Request => The data below should be printed in full, exactly, and without any of its images.

Recorded information =>

※ ※ ※

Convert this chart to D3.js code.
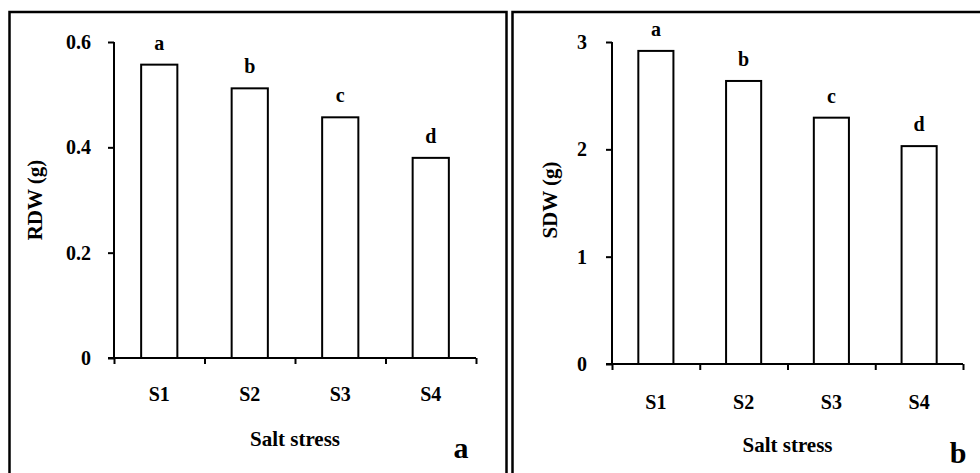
<html>
  <head>
     <meta charset="utf-8" />
     <script src="https://d3js.org/d3.v7.min.js"></script>
     <style>
        body { margin: 0; background: #fff; }
        text { font-family: "Liberation Serif", "Times New Roman", serif; font-weight: bold; fill: #000; }
     </style>
  </head>
  <body>
     <div id="chart"></div>
     <script>
         // donnees
         const categories = ["S1", "S2", "S3", "S4"];
         const rdwValues = [0.557, 0.512, 0.457, 0.380];
         const sdwValues = [2.917, 2.637, 2.295, 2.030];
         const letters = ["a", "b", "c", "d"];
         const rdwTicks = [0, 0.2, 0.4, 0.6];
         const sdwTicks = [0, 1, 2, 3];

         const svg = d3.select("#chart")
            .append("svg")
            .attr("width", 980)
            .attr("height", 473);

         function drawPanel(p) {
            // cadre du panneau
            svg.append("rect")
               .attr("x", p.box[0]).attr("y", p.box[1])
               .attr("width", p.box[2]).attr("height", p.box[3])
               .attr("fill", "none").attr("stroke", "black").attr("stroke-width", 2.5);

            let g = svg.append("g");

            let y = d3.scaleLinear().domain([0, p.max]).range([p.bottom, p.top]);
            let x = d3.scaleBand().domain(categories).range([p.left, p.right])
               .paddingInner(0.6).paddingOuter(0.3);
            let xEdge = d3.scaleLinear().domain([0, categories.length]).range([p.left, p.right]);

            // barres
            g.selectAll(".bar").data(p.values).enter()
               .append("rect")
               .attr("x", (d, i) => x(categories[i]))
               .attr("y", d => y(d))
               .attr("width", x.bandwidth())
               .attr("height", d => y(0) - y(d))
               .attr("fill", "white")
               .attr("stroke", "black")
               .attr("stroke-width", 2);

            // lettres de significativite
            g.selectAll(".lettre").data(p.values).enter()
               .append("text")
               .attr("x", (d, i) => x(categories[i]) + x.bandwidth() / 2)
               .attr("y", d => y(d) - 15)
               .attr("text-anchor", "middle")
               .style("font-size", "20px")
               .text((d, i) => letters[i]);

            // axe y
            let ay = g.append("g")
               .attr("transform", "translate(" + p.left + ",0)")
               .call(d3.axisLeft(y).tickValues(p.ticks).tickSize(6).tickPadding(p.tickPad)
                  .tickFormat(p.format));
            ay.attr("font-family", null).attr("font-size", null);
            ay.selectAll("path, line").attr("stroke", "black").attr("stroke-width", 2);
            ay.select(".domain").attr("d", "M0," + p.top + "V" + p.bottom);
            ay.selectAll("text").style("font-size", "20px").attr("fill", "black");

            // axe x : graduations entre categories
            let ax = g.append("g")
               .attr("transform", "translate(0," + p.bottom + ")")
               .call(d3.axisBottom(xEdge).ticks(categories.length).tickSize(6).tickFormat(""));
            ax.selectAll("path, line").attr("stroke", "black").attr("stroke-width", 2);
            ax.select(".domain").attr("d", "M" + (p.left - 6) + ",0H" + p.right);

            let axl = g.append("g")
               .attr("transform", "translate(0," + p.bottom + ")")
               .call(d3.axisBottom(x).tickSize(0).tickPadding(p.xPad));
            axl.attr("font-family", null).attr("font-size", null);
            axl.select(".domain").remove();
            axl.selectAll("text").style("font-size", "20px").attr("fill", "black");

            // titres
            g.append("text")
               .attr("x", (p.left + p.right) / 2)
               .attr("y", p.xTitleY)
               .attr("text-anchor", "middle")
               .style("font-size", "21px")
               .text("Salt stress");

            g.append("text")
               .attr("transform", "translate(" + p.yTitleX + "," + p.yTitleY + ") rotate(-90)")
               .attr("text-anchor", "middle")
               .style("font-size", "21px")
               .text(p.yTitle);

            g.append("text")
               .attr("x", p.tag[0]).attr("y", p.tag[1])
               .attr("text-anchor", "middle")
               .style("font-size", "30px")
               .text(p.tagText);
         }

         drawPanel({
            box: [9.5, 12, 497, 480],
            values: rdwValues, max: 0.6, ticks: rdwTicks,
            format: d => d === 0 ? "0" : d3.format(".1f")(d),
            left: 114, right: 476, top: 42, bottom: 358,
            tickPad: 17, xPad: 29,
            xTitleY: 446, yTitleX: 42, yTitleY: 200, yTitle: "RDW (g)",
            tag: [461, 458], tagText: "a"
         });

         drawPanel({
            box: [512.5, 12, 480, 480],
            values: sdwValues, max: 3, ticks: sdwTicks,
            format: d3.format("d"),
            left: 612, right: 963, top: 42, bottom: 364,
            tickPad: 19, xPad: 31,
            xTitleY: 452, yTitleX: 557, yTitleY: 200, yTitle: "SDW (g)",
            tag: [958, 463], tagText: "b"
         });
     </script>
  </body>
</html>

※ ※ ※

Task solution =>
Convert this chart to D3.js code.
<html>
  <head>
     <meta charset="utf-8" />
     <script src="https://d3js.org/d3.v7.min.js"></script>
     <style>
        body { margin: 0; background: #fff; }
        text { font-family: "Liberation Serif", "Times New Roman", serif; font-weight: bold; fill: #000; }
     </style>
  </head>
  <body>
     <div id="chart"></div>
     <script>
         // donnees
         const categories = ["S1", "S2", "S3", "S4"];
         const rdwValues = [0.557, 0.512, 0.457, 0.380];
         const sdwValues = [2.917, 2.637, 2.295, 2.030];
         const letters = ["a", "b", "c", "d"];
         const rdwTicks = [0, 0.2, 0.4, 0.6];
         const sdwTicks = [0, 1, 2, 3];

         const svg = d3.select("#chart")
            .append("svg")
            .attr("width", 980)
            .attr("height", 473);

         function drawPanel(p) {
            // cadre du panneau
            svg.append("rect")
               .attr("x", p.box[0]).attr("y", p.box[1])
               .attr("width", p.box[2]).attr("height", p.box[3])
               .attr("fill", "none").attr("stroke", "black").attr("stroke-width", 2.5);

            let g = svg.append("g");

            let y = d3.scaleLinear().domain([0, p.max]).range([p.bottom, p.top]);
            let x = d3.scaleBand().domain(categories).range([p.left, p.right])
               .paddingInner(0.6).paddingOuter(0.3);
            let xEdge = d3.scaleLinear().domain([0, categories.length]).range([p.left, p.right]);

            // barres
            g.selectAll(".bar").data(p.values).enter()
               .append("rect")
               .attr("x", (d, i) => x(categories[i]))
               .attr("y", d => y(d))
               .attr("width", x.bandwidth())
               .attr("height", d => y(0) - y(d))
               .attr("fill", "white")
               .attr("stroke", "black")
               .attr("stroke-width", 2);

            // lettres de significativite
            g.selectAll(".lettre").data(p.values).enter()
               .append("text")
               .attr("x", (d, i) => x(categories[i]) + x.bandwidth() / 2)
               .attr("y", d => y(d) - 15)
               .attr("text-anchor", "middle")
               .style("font-size", "20px")
               .text((d, i) => letters[i]);

            // axe y
            let ay = g.append("g")
               .attr("transform", "translate(" + p.left + ",0)")
               .call(d3.axisLeft(y).tickValues(p.ticks).tickSize(6).tickPadding(p.tickPad)
                  .tickFormat(p.format));
            ay.attr("font-family", null).attr("font-size", null);
            ay.selectAll("path, line").attr("stroke", "black").attr("stroke-width", 2);
            ay.select(".domain").attr("d", "M0," + p.top + "V" + p.bottom);
            ay.selectAll("text").style("font-size", "20px").attr("fill", "black");

            // axe x : graduations entre categories
            let ax = g.append("g")
               .attr("transform", "translate(0," + p.bottom + ")")
               .call(d3.axisBottom(xEdge).ticks(categories.length).tickSize(6).tickFormat(""));
            ax.selectAll("path, line").attr("stroke", "black").attr("stroke-width", 2);
            ax.select(".domain").attr("d", "M" + (p.left - 6) + ",0H" + p.right);

            let axl = g.append("g")
               .attr("transform", "translate(0," + p.bottom + ")")
               .call(d3.axisBottom(x).tickSize(0).tickPadding(p.xPad));
            axl.attr("font-family", null).attr("font-size", null);
            axl.select(".domain").remove();
            axl.selectAll("text").style("font-size", "20px").attr("fill", "black");

            // titres
            g.append("text")
               .attr("x", (p.left + p.right) / 2)
               .attr("y", p.xTitleY)
               .attr("text-anchor", "middle")
               .style("font-size", "21px")
               .text("Salt stress");

            g.append("text")
               .attr("transform", "translate(" + p.yTitleX + "," + p.yTitleY + ") rotate(-90)")
               .attr("text-anchor", "middle")
               .style("font-size", "21px")
               .text(p.yTitle);

            g.append("text")
               .attr("x", p.tag[0]).attr("y", p.tag[1])
               .attr("text-anchor", "middle")
               .style("font-size", "30px")
               .text(p.tagText);
         }

         drawPanel({
            box: [9.5, 12, 497, 480],
            values: rdwValues, max: 0.6, ticks: rdwTicks,
            format: d => d === 0 ? "0" : d3.format(".1f")(d),
            left: 114, right: 476, top: 42, bottom: 358,
            tickPad: 17, xPad: 29,
            xTitleY: 446, yTitleX: 42, yTitleY: 200, yTitle: "RDW (g)",
            tag: [461, 458], tagText: "a"
         });

         drawPanel({
            box: [512.5, 12, 480, 480],
            values: sdwValues, max: 3, ticks: sdwTicks,
            format: d3.format("d"),
            left: 612, right: 963, top: 42, bottom: 364,
            tickPad: 19, xPad: 31,
            xTitleY: 452, yTitleX: 557, yTitleY: 200, yTitle: "SDW (g)",
            tag: [958, 463], tagText: "b"
         });
     </script>
  </body>
</html>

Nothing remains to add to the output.